The part about your eyebrows jumping off of your face made me "LOL".

!!!

Stories like this make me miss the US! Just the easy conversations and exchanges Americans can have with each other. It's one of the things I love most about the US. :0)

...they call me "L" said...

Eewwww....nasty, old people smells. :-)

Strength/Courage/Wisdom said...

Indeed! Aren't I the lucky one?

Motownrunner said...

i have a personal aversion to the letters LOL. i much rather use ha ha ha or heee heeee or aaaaahhhhh or FUNNY!!! not sure why. i think it goes with my general neurosis which you are quite familiar with.

and regarding the gas, i'm not sure what to say. i know that i have subjected many a people to bengay, not because i'm old, but because i tend to be hurting from some awful thing i did to my body. but most people identify that smell with old age. so i think people think 'old' for sure when they see/smell me approach. i do think farts are worse tho.

btw, i do feel like one of the old ones in my department too. my editor is 28!!! that's like almost a whole decade younger than me. sigghhh.

Strength/Courage/Wisdom said...

I also have an aversion to LOL! But that mainly stems from my friend, whom I wrote about before: http://thequeenishere.blogspot.com/2006/08/lol.html

And believe me, Ben Gay would be much more pleasant than the smells I have to endure!

Jazzy said...

lmao...omg

When I was in my early 20's I worked with a bunch of old biddies at an insurance company. They ALWAYS complained about their "power surges"...they were some nosey heffas too..ALWAYS listening to my phone conversations.

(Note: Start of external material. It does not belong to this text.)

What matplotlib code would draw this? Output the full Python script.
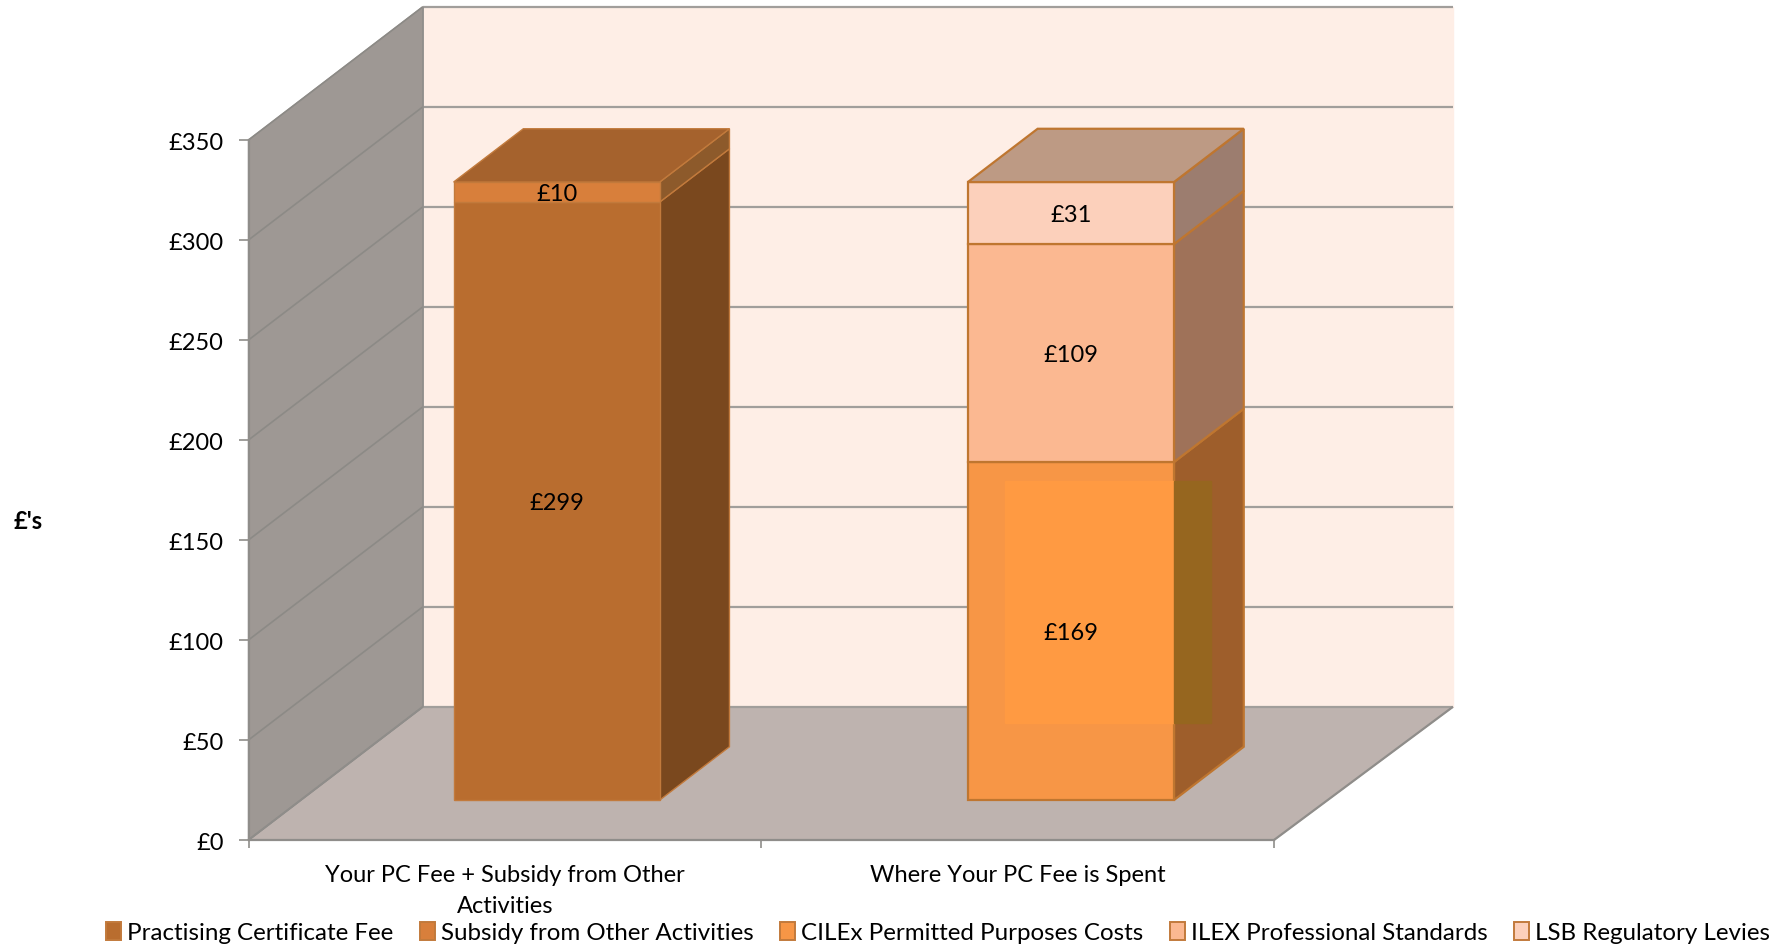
import matplotlib
matplotlib.use('Agg')
import matplotlib.pyplot as plt
from matplotlib.patches import Patch
from matplotlib.ticker import FuncFormatter
from matplotlib.transforms import ScaledTranslation

# data
categories = ['Your PC Fee + Subsidy from Other\nActivities', 'Where Your PC Fee is Spent']
left_series = ['Practising Certificate Fee', 'Subsidy from Other Activities']
left_values = [299, 10]
right_series = ['CILEx Permitted Purposes Costs', 'ILEX Professional Standards', 'LSB Regulatory Levies']
right_values = [169, 109, 31]
y_ticks = [0, 50, 100, 150, 200, 250, 300, 350]

# colours: front face, side face
left_front = ['#B96D2F', '#D87F3B']
left_side = ['#7A481E', '#8D5A2B']
left_top = '#A5622D'
right_front = ['#F79646', '#FBB891', '#FCD0BB']
right_side = ['#9E5E2B', '#9F7259', '#9C7D6F']
right_top = '#BD9A84'

W, H = 1787, 944
plt.rcParams['font.family'] = ['Lato', 'DejaVu Sans']

fig = plt.figure(figsize=(W / 100, H / 100), dpi=100)
ax = fig.add_axes([248.5 / W, 1 - 840 / H, 1025.5 / W, 700 / H])
ax.set_xlim(0, 2)
ax.set_ylim(0, 350)
ax.patch.set_alpha(0)

# depth offset of the back plane, in data units
DX = 0.34
DY = 66.6
BACK_RIGHT = 2.009


def proj(x, y, d):
    return x + DX * d, y + DY * d


def face(points, color, edge=None, lw=1.0, z=2):
    pts = [proj(*p) for p in points]
    ax.fill([p[0] for p in pts], [p[1] for p in pts], facecolor=color,
            edgecolor=edge if edge else color, linewidth=lw, clip_on=False, zorder=z)


def line3(p, q, color='#A19E9B', lw=1.6, z=2):
    a, b = proj(*p), proj(*q)
    ax.plot([a[0], b[0]], [a[1], b[1]], color=color, lw=lw, clip_on=False, zorder=z,
            solid_capstyle='butt')


# walls and floor
face([(0, 0, 1), (BACK_RIGHT, 0, 1), (BACK_RIGHT, 350, 1), (0, 350, 1)], '#FEEEE6', z=1)
face([(0, 0, 0), (2, 0, 0), (BACK_RIGHT, 0, 1), (0, 0, 1)], '#BEB3AF', z=1)
face([(0, 0, 0), (0, 0, 1), (0, 350, 1), (0, 350, 0)], '#9E9894', z=1)

# gridlines on back wall and side wall
for v in y_ticks:
    line3((0, v, 1), (BACK_RIGHT, v, 1))
    line3((0, v, 0), (0, v, 1), color='#8C8A86', lw=1.2)
line3((0, 0, 0), (0, 0, 1), color='#8F8D8A', lw=1.4)
line3((2, 0, 0), (BACK_RIGHT, 0, 1), color='#8F8D8A', lw=1.6)
line3((0, 0, 1), (0, 350, 1), color='#8F8D8A', lw=1.2)


def stacked_bar(center, values, front, side, top, edge, lw):
    x0, x1 = center - 0.201, center + 0.201
    d0, d1 = 0.3, 0.7
    base = 0
    for v, fc, sc in zip(values, front, side):
        face([(x1, base, d0), (x1, base, d1), (x1, base + v, d1), (x1, base + v, d0)], sc, edge, lw, 3)
        face([(x0, base, d0), (x1, base, d0), (x1, base + v, d0), (x0, base + v, d0)], fc, edge, lw, 3)
        ax.annotate('£%d' % v, proj(center, base + v / 2, d0), xytext=(0, -1.8), textcoords='offset points',
                    ha='center', va='center', fontsize=17, color='black', zorder=6)
        base += v
    face([(x0, base, d0), (x1, base, d0), (x1, base, d1), (x0, base, d1)], top, edge, lw, 3)


centers = [0.499, 1.502]
stacked_bar(centers[0], left_values, left_front, left_side, left_top, '#C27A3C', 1.0)
stacked_bar(centers[1], right_values, right_front, right_side, right_top, '#BF7630', 1.6)

# lighter patch seen through the lowest segment of the second bar
inner_range = [24, 145]
inner_d = 0.515
inner_x0 = centers[1] - 0.201
inner_x1 = centers[1] + 0.201
inner_mid = inner_x1 - DX * (inner_d - 0.3)
face([(inner_x0, inner_range[0], inner_d), (inner_mid, inner_range[0], inner_d),
      (inner_mid, inner_range[1], inner_d), (inner_x0, inner_range[1], inner_d)], '#FF9A42', z=4)
face([(inner_mid, inner_range[0], inner_d), (inner_x1, inner_range[0], inner_d),
      (inner_x1, inner_range[1], inner_d), (inner_mid, inner_range[1], inner_d)], '#96661F', z=4)

# axes
for s in ['top', 'right']:
    ax.spines[s].set_visible(False)
for s in ['left', 'bottom']:
    ax.spines[s].set_color('#8F8D8A')
    ax.spines[s].set_linewidth(1.6)
    ax.spines[s].set_zorder(5)
ax.set_yticks(y_ticks)
ax.yaxis.set_major_formatter(FuncFormatter(lambda v, p: '£%d' % v))
ax.tick_params(axis='y', length=7, width=1.2, color='#8F8D8A', pad=11, labelsize=17)
# move the y labels down a little
shift = ScaledTranslation(0, -1 / 72, fig.dpi_scale_trans)
for t in ax.get_yticklabels():
    t.set_transform(t.get_transform() + shift)
ax.set_xticks([0, 1, 2])
ax.set_xticklabels([])
ax.set_xticks([0.5, 1.5], minor=True)
ax.set_xticklabels(categories, minor=True, fontsize=17, linespacing=1.57)
ax.tick_params(axis='x', which='major', length=6, width=1.2, color='#8F8D8A')
ax.tick_params(axis='x', which='minor', length=0, pad=18)

ax.set_ylabel("£'s", rotation=0, fontsize=17, fontweight='bold', ha='center', va='center')
ax.yaxis.set_label_coords(-0.2144, 0.4545)

# legend
handles = [Patch(facecolor=c, edgecolor='#C27A3C', linewidth=1.4) for c in left_front + right_front]
fig.legend(handles, left_series + right_series, loc='center', ncol=5, frameon=False,
           bbox_to_anchor=(938 / W, 1 - 933 / H), fontsize=17.4, handlelength=0.62, handleheight=0.75,
           handletextpad=0.25, columnspacing=1.1, borderpad=0, borderaxespad=0)

fig.savefig('out.png', dpi=100)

Today I'm glad to work with 95% men!

Were I you, I would get a can of lysol and spray that can every time someone let loose a silent deadly one.

Motownrunner said...

hey queen, what's your novel about? are any of your characters based loosely or not so loosely on anyone we know?? i bet there's a lot of material in the d for a good juicy novel. well???

Strength/Courage/Wisdom said...

Opinionated Diva: Apparently, older women everywhere are the same! I'll take your advice on that Lysol. Shoot, I might even bring in some Febreze.

Motown: I can't really talk too much about my book b/c it's still a first draft and you know, this is the web. Maybe I'll email u about it. I will say it's a story about a teenage boy. I haven't decided if it's a young adult novel for young adults or an adult novel that just so happens to be about a young adult. We'll see. I've got 65,000 words now. Whoo-hoo!!!